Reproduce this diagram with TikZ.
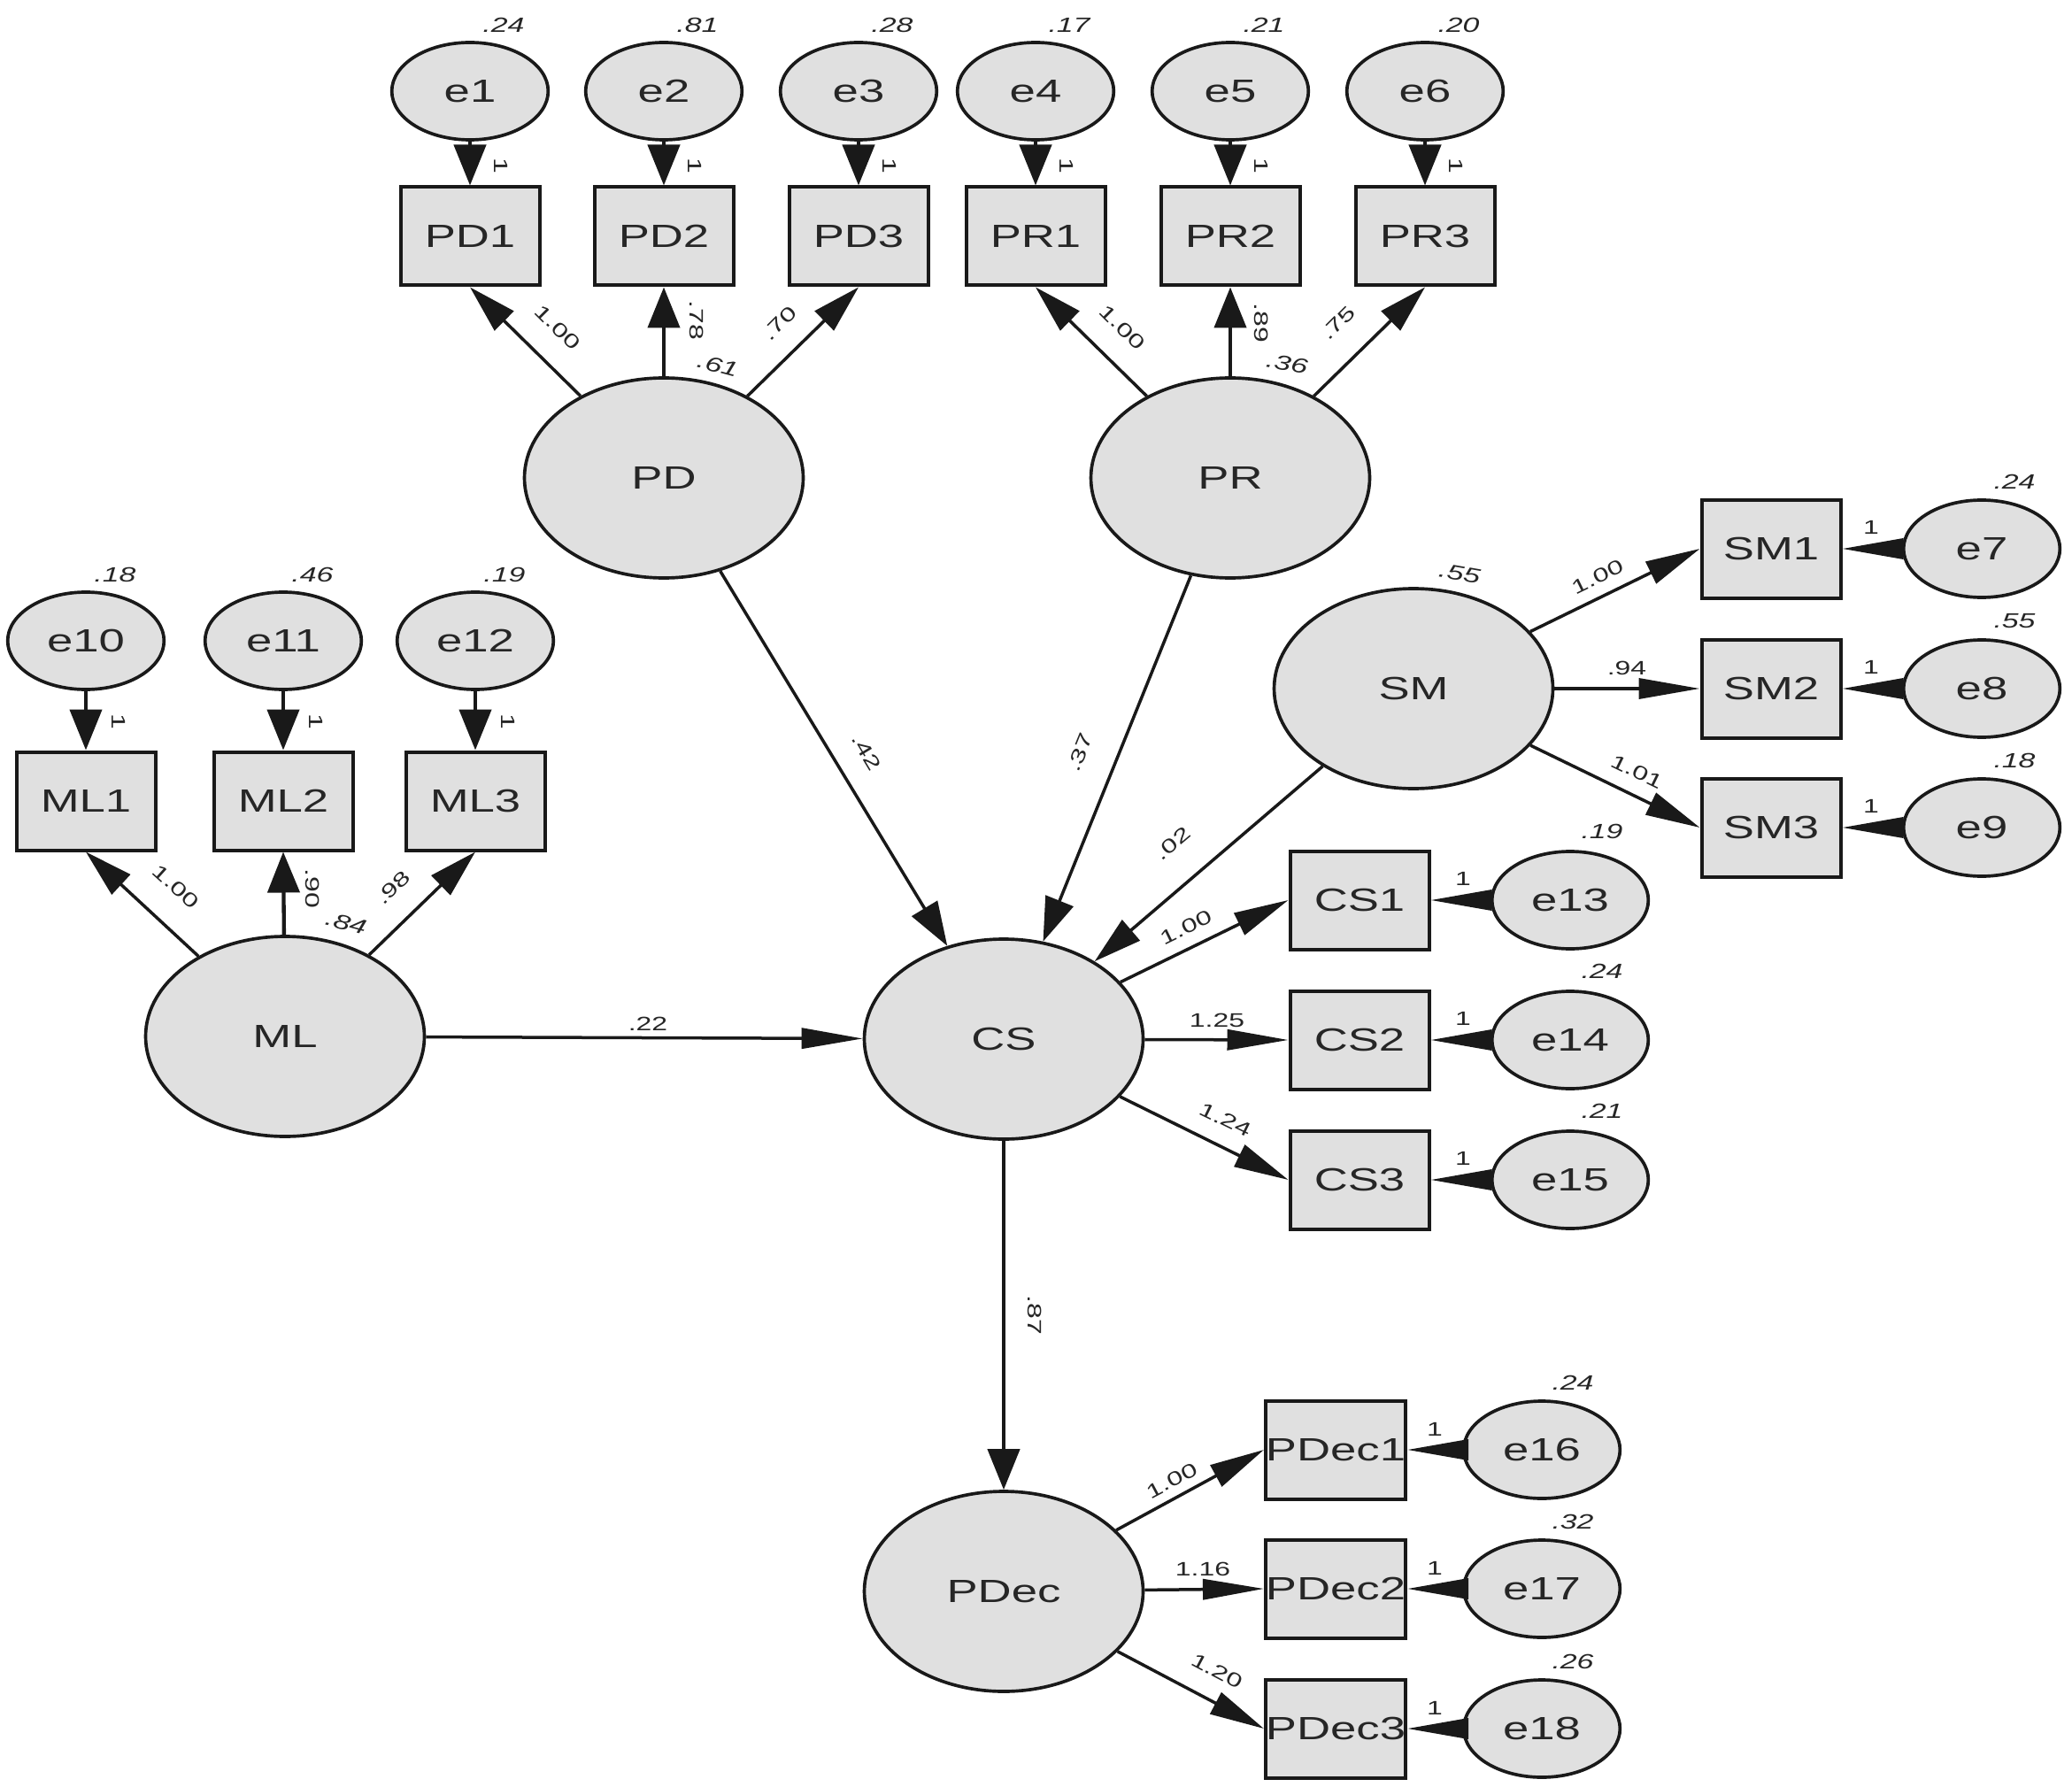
==
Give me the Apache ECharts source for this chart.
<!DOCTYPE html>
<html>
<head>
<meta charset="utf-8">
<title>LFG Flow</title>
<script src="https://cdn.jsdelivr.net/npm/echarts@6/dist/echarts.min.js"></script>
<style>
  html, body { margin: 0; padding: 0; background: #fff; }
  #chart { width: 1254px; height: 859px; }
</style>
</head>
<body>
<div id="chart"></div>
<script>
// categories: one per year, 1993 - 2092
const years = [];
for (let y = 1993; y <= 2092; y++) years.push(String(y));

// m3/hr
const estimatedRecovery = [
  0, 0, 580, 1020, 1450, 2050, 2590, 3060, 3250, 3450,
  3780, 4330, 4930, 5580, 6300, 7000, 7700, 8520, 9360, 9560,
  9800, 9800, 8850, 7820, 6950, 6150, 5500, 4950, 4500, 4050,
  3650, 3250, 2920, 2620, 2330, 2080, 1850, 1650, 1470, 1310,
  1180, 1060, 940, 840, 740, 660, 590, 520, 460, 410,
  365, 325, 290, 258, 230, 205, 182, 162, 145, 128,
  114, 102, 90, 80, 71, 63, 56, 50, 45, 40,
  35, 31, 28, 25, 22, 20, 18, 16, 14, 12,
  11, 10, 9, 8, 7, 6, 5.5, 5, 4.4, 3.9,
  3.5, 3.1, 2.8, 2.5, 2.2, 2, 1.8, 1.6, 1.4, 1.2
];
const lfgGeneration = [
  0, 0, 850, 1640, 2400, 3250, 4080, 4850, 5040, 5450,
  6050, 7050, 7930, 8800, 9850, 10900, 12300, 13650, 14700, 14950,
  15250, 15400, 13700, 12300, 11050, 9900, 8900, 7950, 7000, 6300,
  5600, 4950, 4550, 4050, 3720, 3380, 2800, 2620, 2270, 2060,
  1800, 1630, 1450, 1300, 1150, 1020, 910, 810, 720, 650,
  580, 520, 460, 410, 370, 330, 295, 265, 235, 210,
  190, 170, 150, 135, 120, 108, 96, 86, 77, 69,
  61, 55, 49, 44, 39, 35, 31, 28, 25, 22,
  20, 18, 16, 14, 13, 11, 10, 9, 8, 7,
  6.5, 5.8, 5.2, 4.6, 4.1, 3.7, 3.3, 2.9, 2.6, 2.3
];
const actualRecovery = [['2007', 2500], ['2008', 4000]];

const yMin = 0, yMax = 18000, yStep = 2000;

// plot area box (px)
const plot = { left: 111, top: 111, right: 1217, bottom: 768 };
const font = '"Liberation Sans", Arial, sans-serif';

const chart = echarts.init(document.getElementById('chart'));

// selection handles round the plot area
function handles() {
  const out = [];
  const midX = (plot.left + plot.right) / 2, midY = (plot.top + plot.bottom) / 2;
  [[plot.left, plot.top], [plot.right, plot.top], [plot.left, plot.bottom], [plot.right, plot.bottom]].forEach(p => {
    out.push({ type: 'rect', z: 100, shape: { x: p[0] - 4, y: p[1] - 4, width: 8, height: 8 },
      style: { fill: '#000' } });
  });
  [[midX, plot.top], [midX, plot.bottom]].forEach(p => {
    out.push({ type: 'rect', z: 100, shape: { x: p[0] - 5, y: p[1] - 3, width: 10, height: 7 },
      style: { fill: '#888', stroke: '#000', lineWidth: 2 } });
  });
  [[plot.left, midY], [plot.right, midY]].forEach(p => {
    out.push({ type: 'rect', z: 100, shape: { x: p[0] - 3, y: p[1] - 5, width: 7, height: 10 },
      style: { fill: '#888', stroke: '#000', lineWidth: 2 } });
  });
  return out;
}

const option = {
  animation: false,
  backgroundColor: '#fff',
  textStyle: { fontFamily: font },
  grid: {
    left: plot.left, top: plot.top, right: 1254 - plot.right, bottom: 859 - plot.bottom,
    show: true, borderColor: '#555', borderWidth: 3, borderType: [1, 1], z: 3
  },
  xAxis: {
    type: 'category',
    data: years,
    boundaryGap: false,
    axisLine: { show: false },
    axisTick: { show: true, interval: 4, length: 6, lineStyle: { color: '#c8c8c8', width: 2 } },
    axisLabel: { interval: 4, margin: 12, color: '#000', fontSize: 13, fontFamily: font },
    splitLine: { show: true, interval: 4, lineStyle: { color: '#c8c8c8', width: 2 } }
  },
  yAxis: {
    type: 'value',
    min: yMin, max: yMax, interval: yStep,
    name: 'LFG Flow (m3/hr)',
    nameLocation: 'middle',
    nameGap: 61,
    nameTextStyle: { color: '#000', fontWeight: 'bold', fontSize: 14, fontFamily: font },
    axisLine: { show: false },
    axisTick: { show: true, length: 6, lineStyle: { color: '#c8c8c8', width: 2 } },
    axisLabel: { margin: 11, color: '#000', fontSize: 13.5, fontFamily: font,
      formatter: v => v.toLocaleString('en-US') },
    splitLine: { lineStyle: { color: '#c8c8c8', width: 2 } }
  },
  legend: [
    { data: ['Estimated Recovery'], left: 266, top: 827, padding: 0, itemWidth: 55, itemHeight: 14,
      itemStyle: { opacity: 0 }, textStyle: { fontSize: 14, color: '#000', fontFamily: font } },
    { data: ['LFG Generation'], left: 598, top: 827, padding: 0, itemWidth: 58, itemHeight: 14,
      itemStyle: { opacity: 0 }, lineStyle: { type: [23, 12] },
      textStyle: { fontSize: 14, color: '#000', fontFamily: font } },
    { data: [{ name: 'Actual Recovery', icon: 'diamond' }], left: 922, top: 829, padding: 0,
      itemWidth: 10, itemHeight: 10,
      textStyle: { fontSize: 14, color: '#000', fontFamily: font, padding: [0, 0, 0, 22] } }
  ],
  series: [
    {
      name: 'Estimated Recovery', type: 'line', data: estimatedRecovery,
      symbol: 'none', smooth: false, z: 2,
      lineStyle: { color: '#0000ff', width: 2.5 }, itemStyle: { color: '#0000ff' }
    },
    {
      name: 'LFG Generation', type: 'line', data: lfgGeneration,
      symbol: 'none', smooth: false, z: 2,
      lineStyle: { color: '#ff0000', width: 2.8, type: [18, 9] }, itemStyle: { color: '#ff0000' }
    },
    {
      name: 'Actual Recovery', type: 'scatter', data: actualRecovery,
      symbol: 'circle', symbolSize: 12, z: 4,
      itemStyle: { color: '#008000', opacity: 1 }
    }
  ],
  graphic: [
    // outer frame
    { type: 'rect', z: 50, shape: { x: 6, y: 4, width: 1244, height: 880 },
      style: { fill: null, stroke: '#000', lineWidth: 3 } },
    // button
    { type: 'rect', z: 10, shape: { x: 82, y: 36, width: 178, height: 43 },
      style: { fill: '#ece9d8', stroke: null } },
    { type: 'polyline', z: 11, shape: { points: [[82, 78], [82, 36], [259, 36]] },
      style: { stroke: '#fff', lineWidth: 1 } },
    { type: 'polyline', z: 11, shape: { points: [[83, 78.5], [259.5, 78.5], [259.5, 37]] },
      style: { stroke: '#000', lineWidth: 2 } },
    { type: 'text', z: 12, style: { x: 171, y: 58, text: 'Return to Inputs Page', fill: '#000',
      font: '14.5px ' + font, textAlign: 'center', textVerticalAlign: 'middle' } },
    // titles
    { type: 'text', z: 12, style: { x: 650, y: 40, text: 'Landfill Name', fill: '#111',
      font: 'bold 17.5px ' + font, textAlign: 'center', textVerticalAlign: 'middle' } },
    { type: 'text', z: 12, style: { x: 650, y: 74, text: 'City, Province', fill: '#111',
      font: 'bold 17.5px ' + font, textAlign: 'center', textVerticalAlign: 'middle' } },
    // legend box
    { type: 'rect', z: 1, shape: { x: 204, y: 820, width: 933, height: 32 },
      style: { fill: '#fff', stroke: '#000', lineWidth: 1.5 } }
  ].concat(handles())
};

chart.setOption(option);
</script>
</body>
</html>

- [DIRECTIONS] The lines above from the one containing "Give me the" through the one containing "const chart = echarts.init(document.getElementById('chart'));" are to be set down exactly, and no others.

- [CORRECT ANSWER]
Give me the Apache ECharts source for this chart.
<!DOCTYPE html>
<html>
<head>
<meta charset="utf-8">
<title>LFG Flow</title>
<script src="https://cdn.jsdelivr.net/npm/echarts@6/dist/echarts.min.js"></script>
<style>
  html, body { margin: 0; padding: 0; background: #fff; }
  #chart { width: 1254px; height: 859px; }
</style>
</head>
<body>
<div id="chart"></div>
<script>
// categories: one per year, 1993 - 2092
const years = [];
for (let y = 1993; y <= 2092; y++) years.push(String(y));

// m3/hr
const estimatedRecovery = [
  0, 0, 580, 1020, 1450, 2050, 2590, 3060, 3250, 3450,
  3780, 4330, 4930, 5580, 6300, 7000, 7700, 8520, 9360, 9560,
  9800, 9800, 8850, 7820, 6950, 6150, 5500, 4950, 4500, 4050,
  3650, 3250, 2920, 2620, 2330, 2080, 1850, 1650, 1470, 1310,
  1180, 1060, 940, 840, 740, 660, 590, 520, 460, 410,
  365, 325, 290, 258, 230, 205, 182, 162, 145, 128,
  114, 102, 90, 80, 71, 63, 56, 50, 45, 40,
  35, 31, 28, 25, 22, 20, 18, 16, 14, 12,
  11, 10, 9, 8, 7, 6, 5.5, 5, 4.4, 3.9,
  3.5, 3.1, 2.8, 2.5, 2.2, 2, 1.8, 1.6, 1.4, 1.2
];
const lfgGeneration = [
  0, 0, 850, 1640, 2400, 3250, 4080, 4850, 5040, 5450,
  6050, 7050, 7930, 8800, 9850, 10900, 12300, 13650, 14700, 14950,
  15250, 15400, 13700, 12300, 11050, 9900, 8900, 7950, 7000, 6300,
  5600, 4950, 4550, 4050, 3720, 3380, 2800, 2620, 2270, 2060,
  1800, 1630, 1450, 1300, 1150, 1020, 910, 810, 720, 650,
  580, 520, 460, 410, 370, 330, 295, 265, 235, 210,
  190, 170, 150, 135, 120, 108, 96, 86, 77, 69,
  61, 55, 49, 44, 39, 35, 31, 28, 25, 22,
  20, 18, 16, 14, 13, 11, 10, 9, 8, 7,
  6.5, 5.8, 5.2, 4.6, 4.1, 3.7, 3.3, 2.9, 2.6, 2.3
];
const actualRecovery = [['2007', 2500], ['2008', 4000]];

const yMin = 0, yMax = 18000, yStep = 2000;

// plot area box (px)
const plot = { left: 111, top: 111, right: 1217, bottom: 768 };
const font = '"Liberation Sans", Arial, sans-serif';

const chart = echarts.init(document.getElementById('chart'));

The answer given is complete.